Sweeney insisted last week that the action was an infringement of free speech and contended that Mayor Bloomberg prompted Skyler’s initiative. “He’s Bloomberg’s press secretary,” Sweeny reasoned. “I can’t believe he’d get so upset — maybe because I do consider Ashcroft a Nazi,” he added. “Does this mean you can’t criticize any appointee of a candidate?” he went on.
David Reck, Democratic district co-leader, said the Puffin Room has been a neighborhood polling place since 1996. “If the Board of Elections had a problem with the exhibit, they should have made that known before the election and we would have been ready to do what’s necessary,” Reck said.
Before the Puffin Room entered a contract with the Board of Elections, Soho voters had to go across town to the Civil Court at 111 Centre St. across from the Criminal Courts. That site, however, was a clear violation of the rules that say the polls must be within or adjacent to each election district.

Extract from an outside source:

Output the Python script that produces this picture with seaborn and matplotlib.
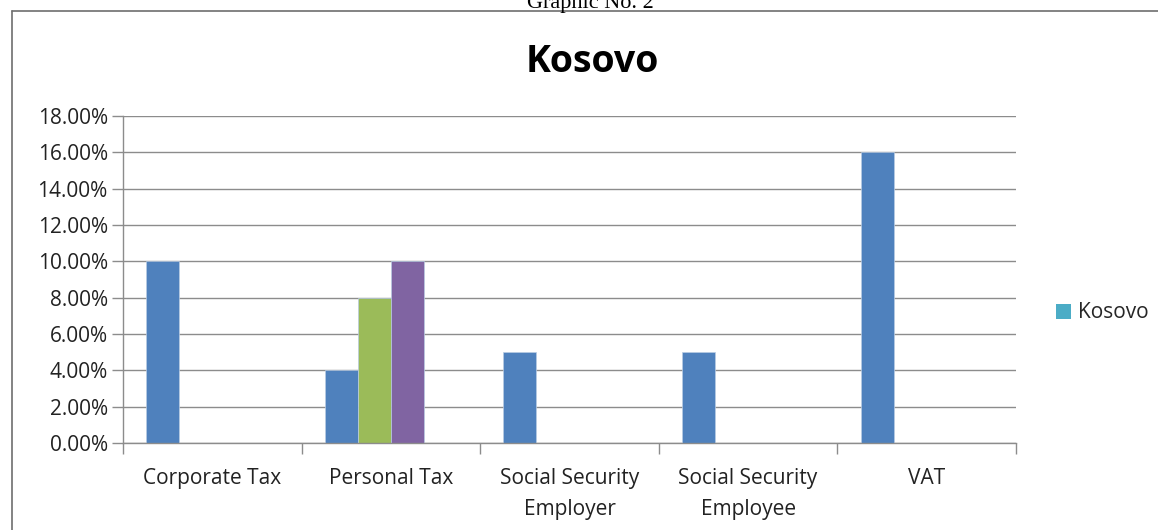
import numpy as np
import pandas as pd
import seaborn as sns
import matplotlib.pyplot as plt
from matplotlib.ticker import FixedLocator, PercentFormatter
from matplotlib.lines import Line2D
from matplotlib.patches import Patch

# Tax rates (percent) by category; four series, the last one carries the legend name
categories = ["Corporate Tax", "Personal Tax", "Social Security\nEmployer",
              "Social Security\nEmployee", "VAT"]
series_names = ["Series 1", "Series 2", "Series 3", "Kosovo"]
series_1 = [10.0, 4.0, 5.0, 5.0, 16.0]
series_2 = [np.nan, 8.0, np.nan, np.nan, np.nan]
series_3 = [np.nan, 10.0, np.nan, np.nan, np.nan]
series_4 = [np.nan, np.nan, np.nan, np.nan, np.nan]
y_ticks = [0, 2, 4, 6, 8, 10, 12, 14, 16, 18]

colors = ["#4F81BD", "#9BBB59", "#8064A2", "#4BACC6"]

rows = []
for name, vals in zip(series_names, [series_1, series_2, series_3, series_4]):
    for cat, v in zip(categories, vals):
        rows.append({"category": cat, "series": name, "rate": v})
df = pd.DataFrame(rows)

sns.set_theme(style="white")
plt.rcParams["font.family"] = ["Open Sans", "DejaVu Sans"]

fig = plt.figure(figsize=(11.58, 5.30), dpi=100)
ax = fig.add_axes([123 / 1158, 87 / 530, 893 / 1158, 327 / 530])

sns.barplot(data=df, x="category", y="rate", hue="series", order=categories,
            hue_order=series_names, palette=colors, width=0.74, dodge=True,
            saturation=1, ax=ax, legend=False, edgecolor="#B9CCE4", linewidth=0.5)

ax.set_xlim(-0.5, len(categories) - 0.5)
ax.set_ylim(0, 18)
ax.yaxis.set_major_locator(FixedLocator(y_ticks))
ax.yaxis.set_major_formatter(PercentFormatter(decimals=2))
ax.grid(axis="y", color="#8C8C8C", linewidth=1.0)
ax.set_axisbelow(True)

for side in ["top", "right"]:
    ax.spines[side].set_visible(False)
for side in ["left", "bottom"]:
    ax.spines[side].set_color("#8C8C8C")
    ax.spines[side].set_linewidth(1.0)

ax.tick_params(axis="y", which="major", length=8, width=1, color="#8C8C8C",
               labelsize=15, labelcolor="#222222", pad=3, left=True)
ax.tick_params(axis="x", which="major", length=0, labelsize=15,
               labelcolor="#222222", pad=18)
ax.set_xticks(np.arange(-0.5, len(categories)), minor=True)
ax.tick_params(axis="x", which="minor", length=8, width=1, color="#8C8C8C",
               bottom=True)
for lbl in ax.get_xticklabels():
    lbl.set_linespacing(1.6)
    lbl.set_verticalalignment("top")
ax.set_xlabel("")
ax.set_ylabel("")

fig.text(592 / 1158, 1 - 62 / 530, "Kosovo", ha="center", va="center",
         fontsize=27, fontweight="bold", color="#000000")
fig.text(590 / 1158, 1 - 8 / 530, "Graphic No. 2", ha="center", va="baseline",
         fontsize=16, family=["Liberation Serif", "DejaVu Serif"], color="#000000")

# legend entry for the named series
handles = [Patch(facecolor=colors[3], edgecolor="none")]
fig.legend(handles, ["Kosovo"], loc="center left",
           bbox_to_anchor=(1056 / 1158, 1 - 313 / 530), frameon=False,
           fontsize=15, handlelength=0.7, handleheight=0.7, handletextpad=0.35,
           borderaxespad=0, borderpad=0)

# outer frame of the chart
fig.add_artist(Line2D([12 / 1158, 12 / 1158], [0, 1 - 11 / 530],
                      transform=fig.transFigure, color="#6E6E6E", linewidth=1.2))
fig.add_artist(Line2D([12 / 1158, 1], [1 - 11 / 530, 1 - 11 / 530],
                      transform=fig.transFigure, color="#6E6E6E", linewidth=1.2))

fig.savefig("out.png", dpi=100, facecolor="white")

Kathryn Freed, who then was a city councilmember representing Soho and now sits on the Civil Court bench, initiated the move to the Puffin Room voting site.
Since the polls moved to the Puffin Room, voting in the five election districts served by the poll site has increased dramatically, Sweeney said. “Where else can we vote?” he asked. “Would Armani or any of the other upscale retailers in the district accept a contract with the Board of Elections?” he quipped.
Reck vowed that Democrats would take the case to court if the Board of Elections doesn’t find an alternative site within the legal boundaries. “If there’s a problem with a specific work of art, let’s correct the problem,” he added.
But Rosenstein was not in a compliant mood last week. “I didn’t intend to create a controversy, but now that we’re confronted, I’m standing on the First Amendment right and the conviction that this doesn’t violate the election law,” he said.
Norman Siegel, a civil liberties lawyer who is seeking the Democratic nomination for public advocate, agreed that First Amendment issues might be involved. “I’d have to look into the election site policy — Does it have to be totally neutral? How does it deal with religious displays in polling sites in churches? Then I could decide if the policy is constitutional or not,” Siegel said.
John Ravitz, executive director of the Board of Elections and a Republican, was adamant last week that the board would find another site that complies with the law. Regarding the inspectors’ signing off on the Puffin Room exhibit last November, Ravitz said he wasn’t notified about it at the time. “The gallery may display whatever it likes, but by May 1 we’ll find a polling site where voters won’t find those types of distractions,” Ravitz said.
The Board of Elections has Democratic and Republican commissioners for each borough. Douglas Kellner, the Democratic Board of Elections commissioner for Manhattan, said last week that he felt it necessary to agree with his Republican counterpart, Frederick Umane, that the Puffin Room would no longer be the Soho polling site. “It was for the good of bipartisan administration of elections,” he said, “If either party has an objection to a polling site, the other side owes the courtesy of an accommodation.”
But Kellner acknowledged that finding an alternative would be difficult in a district where there are no public schools. “While I’ll defer to a reasonable objection, the board will have to propose an alternative that is legal,” he said.